Женщина должна быть (…) силой, вдохновляющей творчество мужественное.
(Н. Бердяев)Символисты относительно мало писали о женщинах и их творчестве. Однако они часто затрагивали категорию фемининного. В данной главе я выделяю те функции, которые категория фемининного выполняет в русском символистском эстетическом дискурсе. Эти функции тесно связаны с теорией творчества, с пониманием творческого процесса и проблемой авторства. При рассмотрении каждой функции я оцениваю ее значение с точки зрения пишущей женщины. Порядок рассмотрения функций соотносится с порядком творческого процесса: обсуждение начинается с позиции творческого субъекта (фемининность как зеркало), затрагивает проблему теоретической модели вдохновения (фемининность как подсознание), затем я рассматриваю творческий акт (как комплементарную функцию маскулинного и фемининного) и гендерную специфику произведения (произведение искусства как женщина). Последняя функция (категория музы) является собирательной категорией, так как в ней актуализируются все другие функции.

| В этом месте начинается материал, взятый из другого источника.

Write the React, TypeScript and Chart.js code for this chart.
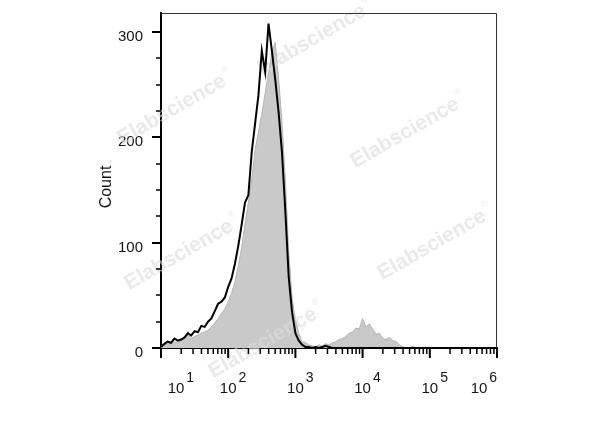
import React, { useEffect, useRef } from "react";
import { Chart, registerables } from "chart.js";

Chart.register(...registerables);

// log10 of the bin centres (channel value = 10^exponent)
const binExponents = [
  1.0, 1.05, 1.1, 1.15, 1.2, 1.25, 1.3, 1.35, 1.4, 1.45,
  1.5, 1.55, 1.6, 1.65, 1.7, 1.75, 1.8, 1.85, 1.9, 1.95,
  2.0, 2.05, 2.1, 2.15, 2.2, 2.25, 2.3, 2.35, 2.4, 2.45,
  2.5, 2.55, 2.6, 2.65, 2.7, 2.75, 2.8, 2.85, 2.9, 2.95,
  3.0, 3.05, 3.1, 3.15, 3.2, 3.25, 3.3, 3.35, 3.4, 3.45,
  3.5, 3.55, 3.6, 3.65, 3.7, 3.75, 3.8, 3.85, 3.9, 3.95,
  4.0, 4.05, 4.1, 4.15, 4.2, 4.25, 4.3, 4.35, 4.4, 4.45,
  4.5, 4.55, 4.6, 4.65, 4.7, 4.75, 4.8, 4.85, 4.9, 4.95,
  5.0, 5.05, 5.1, 5.15, 5.2, 5.25, 5.3, 5.35, 5.4, 5.45,
  5.5, 5.55, 5.6, 5.65, 5.7, 5.75, 5.8, 5.85, 5.9, 5.95,
  6.0,
];

// grey filled histogram (control)
const controlCounts = [
  2, 3, 4, 4, 6, 5, 7, 9, 16, 9,
  11, 12, 14, 15, 17, 20, 24, 28, 33, 37,
  44, 52, 63, 78, 95, 118, 138, 160, 188, 205,
  222, 242, 262, 280, 290, 256, 215, 160, 92, 48,
  27, 14, 6, 5, 3, 2, 1, 3, 2, 4,
  3, 5, 6, 8, 9, 11, 14, 15, 19, 18,
  28, 20, 23, 18, 13, 14, 9, 8, 10, 7,
  6, 3, 1, 0, 0, 2, 0, 0, 0, 0,
  0, 0, 0, 0, 0, 0, 0, 0, 0, 0,
  0, 0, 0, 0, 0, 0, 0, 0, 0, 0,
  0,
];

// black outline histogram (sample)
const sampleCounts = [
  1, 4, 6, 5, 9, 7, 8, 10, 14, 12,
  16, 15, 21, 20, 25, 28, 35, 42, 44, 48,
  58, 66, 80, 97, 117, 138, 145, 186, 213, 240,
  282, 262, 308, 282, 255, 224, 186, 130, 68, 34,
  14, 7, 3, 1, 1, 0, 1, 0, 1, 2,
  1, 0, 0, 0, 0, 0, 0, 0, 0, 0,
  0, 0, 0, 0, 0, 0, 0, 0, 0, 0,
  0, 0, 0, 0, 0, 0, 0, 0, 0, 0,
  0, 0, 0, 0, 0, 0, 0, 0, 0, 0,
  0, 0, 0, 0, 0, 0, 0, 0, 0, 0,
  0,
];

const xDecades = [1, 2, 3, 4, 5, 6];
const xLabelShift = [15, 0, 0, 0, 0, -18];
const yMajorStep = 100;
const yMinorStep = 25;
const yAxisTitle = "Count";
const watermarkText = "Elabscience";
const watermarkSpots = [
  [312, 40],
  [172, 110],
  [405, 133],
  [179, 255],
  [432, 245],
  [263, 343],
];

const FONT = '"Liberation Sans", Arial, Helvetica, sans-serif';
const TEXT_COLOR = "#141414";

export default function App() {
  const canvasRef = useRef<HTMLCanvasElement | null>(null);

  useEffect(() => {
    document.body.style.margin = "0";
    const canvas = canvasRef.current;
    if (!canvas) return;

    const toPoints = (vals: number[]) =>
      vals.map((v, i) => ({ x: Math.pow(10, binExponents[i]), y: v }));

    const drawWatermarks = (ctx: CanvasRenderingContext2D) => {
      ctx.save();
      for (const [cx, cy] of watermarkSpots) {
        ctx.save();
        ctx.translate(cx, cy);
        ctx.rotate((-30 * Math.PI) / 180);
        ctx.font = `bold 21px ${FONT}`;
        ctx.fillStyle = "rgba(220,220,220,0.62)";
        ctx.textAlign = "center";
        ctx.textBaseline = "middle";
        ctx.fillText(watermarkText, 0, 0);
        const w = ctx.measureText(watermarkText).width;
        ctx.font = `9px ${FONT}`;
        ctx.textAlign = "left";
        ctx.fillText("®", w / 2 + 2, -9);
        ctx.restore();
      }
      ctx.restore();
    };

    const fcsPlugin = {
      id: "fcsAxes",
      afterDatasetDraw(chart: any, args: any) {
        if (args.index === 1) drawWatermarks(chart.ctx);
      },
      afterDraw(chart: any) {
        const ctx: CanvasRenderingContext2D = chart.ctx;
        const { left, right, top, bottom } = chart.chartArea;
        const xs = chart.scales.x;
        const ys = chart.scales.y;
        ctx.save();
        // frame (top and right)
        ctx.strokeStyle = "#333";
        ctx.lineWidth = 1;
        ctx.beginPath();
        ctx.moveTo(left, top + 0.5);
        ctx.lineTo(right - 0.5, top + 0.5);
        ctx.lineTo(right - 0.5, bottom);
        ctx.stroke();

        // x ticks
        ctx.strokeStyle = "#000";
        for (let d = xDecades[0]; d <= xDecades[xDecades.length - 1]; d++) {
          const px = xs.getPixelForValue(Math.pow(10, d));
          ctx.lineWidth = 2;
          ctx.beginPath();
          ctx.moveTo(px, bottom);
          ctx.lineTo(px, bottom + 10);
          ctx.stroke();
          if (d < xDecades[xDecades.length - 1]) {
            for (let m = 2; m <= 9; m++) {
              const mx = xs.getPixelForValue(m * Math.pow(10, d));
              ctx.lineWidth = 1.5;
              ctx.beginPath();
              ctx.moveTo(mx, bottom);
              ctx.lineTo(mx, bottom + 6);
              ctx.stroke();
            }
          }
        }
        // y ticks
        for (let v = 0; v <= ys.max; v += yMinorStep) {
          const py = Math.round(ys.getPixelForValue(v));
          const major = v % yMajorStep === 0;
          ctx.lineWidth = major ? 2 : 1.5;
          ctx.beginPath();
          ctx.moveTo(left, py);
          ctx.lineTo(left - (major ? 9 : 5), py);
          ctx.stroke();
        }

        // x labels: 10 with superscript exponent
        ctx.fillStyle = TEXT_COLOR;
        ctx.textBaseline = "alphabetic";
        xDecades.forEach((d, i) => {
          const px = xs.getPixelForValue(Math.pow(10, d)) + xLabelShift[i];
          ctx.font = `15px ${FONT}`;
          ctx.textAlign = "center";
          ctx.fillText("10", px, 393);
          const w = ctx.measureText("10").width;
          ctx.font = `14px ${FONT}`;
          ctx.textAlign = "left";
          ctx.fillText(String(d), px + w / 2 + 2, 382);
        });

        // y title
        ctx.save();
        ctx.translate(107, 187);
        ctx.rotate(-Math.PI / 2);
        ctx.font = `16px ${FONT}`;
        ctx.textAlign = "center";
        ctx.textBaseline = "middle";
        ctx.fillStyle = TEXT_COLOR;
        ctx.fillText(yAxisTitle, 0, 0);
        ctx.restore();
        ctx.restore();
      },
    };

    const chart = new Chart(canvas, {
      type: "line",
      data: {
        datasets: [
          {
            label: "Sample",
            data: toPoints(sampleCounts),
            borderColor: "#000",
            borderWidth: 2,
            fill: false,
            pointRadius: 0,
            tension: 0,
          },
          {
            label: "Control",
            data: toPoints(controlCounts),
            borderColor: "#b4b4b4",
            borderWidth: 1,
            backgroundColor: "#c9c9c9",
            fill: "origin",
            pointRadius: 0,
            tension: 0,
          },
        ],
      },
      options: {
        animation: false,
        responsive: false,
        parsing: true,
        layout: { padding: { left: 0, top: 13, right: 103, bottom: 0 } },
        plugins: {
          legend: { display: false },
          tooltip: { enabled: false },
        },
        scales: {
          x: {
            type: "logarithmic",
            min: 10,
            max: 1e6,
            grid: { display: false },
            ticks: { display: false },
            border: { display: true, color: "#000", width: 2 },
            afterFit: (s: any) => {
              s.height = 79;
              s.paddingLeft = 0;
              s.paddingRight = 0;
              s.paddingTop = 0;
              s.paddingBottom = 0;
            },
          },
          y: {
            type: "linear",
            min: 0,
            max: 318,
            grid: { display: false, drawTicks: false },
            border: { display: true, color: "#000", width: 2 },
            ticks: {
              stepSize: yMajorStep,
              includeBounds: false,
              padding: 18,
              labelOffset: 5,
              color: TEXT_COLOR,
              font: { family: FONT, size: 15 },
            },
            afterFit: (s: any) => {
              s.width = 161;
              s.paddingLeft = 0;
              s.paddingRight = 0;
              s.paddingTop = 0;
              s.paddingBottom = 0;
            },
          },
        },
      },
      plugins: [fcsPlugin],
    });

    return () => chart.destroy();
  }, []);

  return (
    <div style={{ width: 600, height: 427 }}>
      <canvas ref={canvasRef} width={600} height={427} style={{ display: "block" }} />
    </div>
  );
}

Фемининность как зеркало творческого субъекта
Символизму как литературному течению была свойственна авторефлексия, т. е. активное обсуждение того, каково и каким должно быть «новое искусство». Зеркало, важнейшее средство самоотражения, нередко встречается в символистской литературе: на мотивном, тематическом и теоретическом уровнях произведений [68] . Не случайно теоретики гендера показали, что фемининность в западной культуре является зеркалом — необходимой отражающей плоскостью, «другой», «помощницей» для конструирования субъекта. Функция фемининности как орудия маскулинного само-отражения и самоконструирования давно отмечена в феминистской литературе. Уже В. Вульф в эссе «Своя комната» («А Room of One’s Own», 1929), изучая пути пишущих женщин, писала о том, что женщина в истории литературы есть зеркало, в котором мужчина отражается:
68
О теме зеркальности в русском символизме см.: Минц и Обатнин 1988, Vinogradova 2002, 154.
Women have served all these centuries as lookingglasses possessing the magic and delicious power of reflecting the figure of man at twice its natural size.
(Woolf 2000, 37)Вульф считает, что так можно объяснить развитие человечества: без положительного образа в зеркале мужчина не верил бы в себя и не мог бы совершенствовать свое окружение и культуру. После В. Вульф метафора женщины (категории фемининного) как зеркала встречается в качестве постулата феминистской теории. Например, Л. Иригарэ в книге «Speculum de l’autre femme» (Irigaray 1974) пишет о том, что «женщина» функционирует в качестве основы «мужского» самосознания, служит плоскостью, с помощью которой «мужчина» набрасывает свой образ. Также М. Ле Дефф (Le Doeuff 2002) обсуждает значение женщины как средства самоутверждения для философского дискурса [69] . Вопросу о фемининности самого зеркала посвящена книга Дж. Ла Белль «Herself Beheld» (La Belle 1989).
69
Зеркало как средство конструирования субъектности (или идентичности) встречается в различных теориях. В теории Лакана зеркало является основной метафорой в процессе конструирования субъектности. Тема отражения появляется также в известной книге Э. Саида «Ориентализм», где Восток интерпретируется как зеркало, помогающее конструированию идентичности западных культур (Said 1985, 3). На основе изучения русской литературы Барбара Хельдт утверждает, что в «исключительно мужской традиции» русской литературы персонажи служат целям мужского самоопределения писателей (Heldt 1987, 1–2).